Every New Year many of us rush to create resolutions to self-improve by either adding new – or taking away old – ways of doing, seeing, or thinking about things in our daily lives. In that spirit, I propose a resolution about the needs we meet and the value we provide as HR professionals and leaders.
Not So Tiny Problems for Small Business
Tasks that we often view as “simple” or “basic” in the HR field can be challenging and time-intensive for professionals without an HR-specific skillset (or small companies without official HR departments). Imagine any one of the following HR scenarios:
- A restaurant owner has to hire a new employee, but the list of qualified candidates couldn’t be shorter.
- A small office tries to organize a benefits package for employees, but the compensation can’t match the market and a talented employee leaves.
- A simple FMLA scenario turns into a potential lawsuit for a credit union.
While it is easy to see the example scenarios as one-off situations, even isolated problems like these at the small business level could potentially be catastrophic. A poor quarter could be the difference between growth, stagnation, and (perhaps) the longevity of an emerging company.
As we await the most recent economic census data from 2014 to be released later this year, the records from the last large holistic census are instructive. Many small businesses are still single/self-employed owners with no direct employees, but approximately 40% of all US businesses have less than 500 employees and 24% employ between 5-19 people. This latter group is especially vulnerable to HR-related concerns as the expense of HR personnel can be seen as overhead that is too costly to bring on.
So what is a small business owner (truly an HR manager in their own right) to do?
- When hiring, consider those with prior HR experience to help round out your team’s skills and to ensure that a trained eye is in the room to avoid pitfalls.
- Take the time to consider outsourcing certain HR functions (payroll, compensation packages, talent acquisition) to professional service companies, while versing your team in things that are essential daily HR functions that crossover into good management skills, such as problem resolution, talent development, onboarding, and basic regulatory concerns. This scenario can work well when the complexities of an organization are small enough for an outside company to easily implement off-the-shelf solutions.
- Keep as well versed on HR topics (through blogs such as this one) as you are with other necessary functions of business ownership.
Never Too Big To Grow
Larger “small” businesses and corporations are not immune to these same issues. Without the right members of your HR team, small mistakes within an organization can have magnified consequences in both monetary and legal terms. While a company works to maximize profit, we as HR leaders not only have a duty to our employees, but also to ourselves to make sure that we provide value in all we do:
- Ensuring that we are well versed on FMLA updates, state-specific employment laws, and OSHA safety regulations are the cost of doing business.
- Understanding benefits options to prepare the best value-for-talent retention and maintain our competitiveness.
- Developing strong onboarding and career paths that will build long-term employee loyalty.

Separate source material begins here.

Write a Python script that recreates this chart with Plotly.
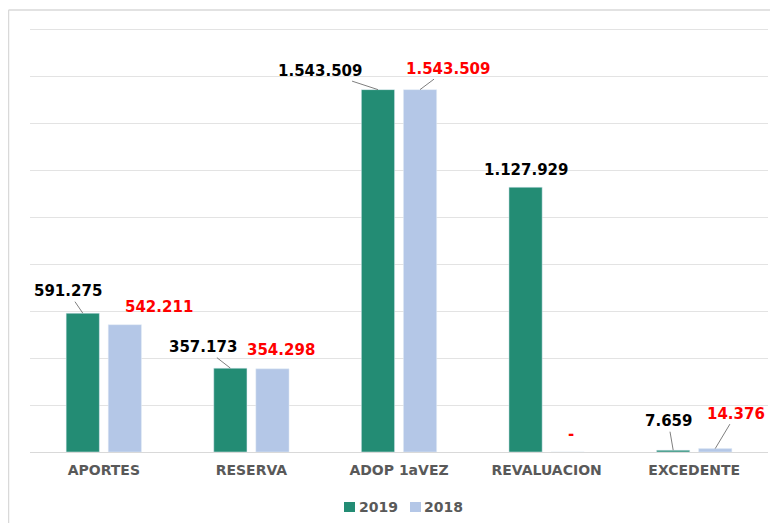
import plotly.graph_objects as go

categories = ["APORTES", "RESERVA", "ADOP 1aVEZ", "REVALUACION", "EXCEDENTE"]
series_names = ["2019", "2018"]
values_2019 = [591275, 357173, 1543509, 1127929, 7659]
values_2018 = [542211, 354298, 1543509, 0, 14376]

# label offsets (px) of each data label relative to the bar top, and whether a leader line is drawn
off_2019 = [(-15, -22, True), (-27, -21, True), (-58, -19, True), (0, -17, False), (-5, -29, True)]
off_2018 = [(34, -18, False), (9, -19, False), (28, -21, True), (3, -18, False), (21, -35, True)]

GREEN = "#238C74"
BLUE = "#B4C7E7"
GRAY_TXT = "#595959"
FONT = "DejaVu Sans"

# plot area in page pixels (used to place frame / legend in paper coords)
PX_L, PX_R, PX_T, PX_B = 30, 768, 28, 452
W = PX_R - PX_L
H = PX_B - PX_T


def px_x(px):
    return (px - PX_L) / W


def px_y(py):
    return (PX_B - py) / H


def fmt(v):
    return "-" if v == 0 else f"{v:,}".replace(",", ".")


fig = go.Figure()
fig.add_trace(go.Bar(name=series_names[0], x=categories, y=values_2019, marker_color=GREEN))
fig.add_trace(go.Bar(name=series_names[1], x=categories, y=values_2018, marker_color=BLUE))

annotations = []
for vals, offs, shift, color in [(values_2019, off_2019, -21, "#000000"),
                                  (values_2018, off_2018, 21, "#FF0000")]:
    for cat, v, (ax, ay, lead) in zip(categories, vals, offs):
        annotations.append(dict(
            x=cat, y=v, xref="x", yref="y", xshift=shift,
            text=fmt(v), showarrow=True, ax=ax, ay=ay,
            arrowhead=0, arrowwidth=1,
            arrowcolor="#7F7F7F" if lead else "rgba(0,0,0,0)",
            font=dict(family=FONT, size=15, color=color, weight="bold"),
        ))

# manual legend (square swatches + labels)
shapes = []
legend_items = [(series_names[0], GREEN, 344, 378), (series_names[1], BLUE, 410, 443)]
for name, col, sq_x, txt_x in legend_items:
    shapes.append(dict(type="rect", xref="paper", yref="paper",
                       x0=px_x(sq_x), x1=px_x(sq_x + 11), y0=px_y(512), y1=px_y(502),
                       fillcolor=col, line=dict(width=0)))
    annotations.append(dict(x=px_x(txt_x), y=px_y(507), xref="paper", yref="paper",
                            text=name, showarrow=False, xanchor="center", yanchor="middle",
                            font=dict(family=FONT, size=14, color=GRAY_TXT, weight="bold")))

# outer chart frame (top and left edges)
shapes += [
    dict(type="line", xref="paper", yref="paper", x0=px_x(8.5), x1=px_x(790), y0=px_y(10), y1=px_y(10),
         line=dict(color="#D9D9D9", width=1.5)),
    dict(type="line", xref="paper", yref="paper", x0=px_x(8.5), x1=px_x(8.5), y0=px_y(530), y1=px_y(10),
         line=dict(color="#D9D9D9", width=1.5)),
]

fig.update_layout(
    width=778, height=523,
    margin=dict(l=22, r=18, t=20, b=79),
    paper_bgcolor="white", plot_bgcolor="white",
    barmode="group", bargap=0.43, bargroupgap=0.21,
    showlegend=False,
    annotations=annotations,
    shapes=shapes,
    font=dict(family=FONT),
)
fig.update_xaxes(showgrid=False, showline=False, ticks="", ticklabelstandoff=8,
                 tickfont=dict(family=FONT, size=14, color=GRAY_TXT, weight="bold"))
fig.update_yaxes(range=[0, 1806000], dtick=200000, showticklabels=False,
                 showgrid=True, gridcolor="#E3E3E3", gridwidth=1,
                 zeroline=True, zerolinecolor="#D9D9D9", zerolinewidth=1)

fig.write_html("out.html")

If an area of the HR practice is underrepresented it can be necessary to make the tactical choice of hiring the knowledge that is required. This is not always a simple or quick option, but the alternative scenarios can make the investment of time and money seem like a bargain.
Measuring return on investment (ROI) for HR is essential to demonstrating this value, but it isn’t always easy. With our impact on hiring, talent development, and organizational structure, highlighting the overarching value of an HR department can be difficult especially as the size of a business increases. I highly recommend starting small and adding the return of success against the cost of failure in real monetary terms. In a future post I will share some examples of how you can set measurable goals using industry standards to ensure that you are performing at your best. For now, if you aren’t sure where to start, stay focused on the basics: employee satisfaction, employee retention, and talent acquisition.
As HR Leaders, we must work to ensure that these problems do not occur within our own teams and organizations no matter their respective size. A seamless and supportive HR department will provide the knowledge base necessary for success.
To this end, we must resolve to:
- Learn as much as we can about our field and never stop asking questions.
- Make smart decisions that add daily value to our companies.
- Know when an area of HR is not one of our expertise so that the right person (internal or external) is brought in to help.
- Share what we know and celebrate our successes.
The value of what we provide can often feel hidden as a great HR department will run smoothly and few problems should occur, but we should never become complacent. By resolving to do what is best for our companies and our employees we will contribute to what I know will be a successful 2015.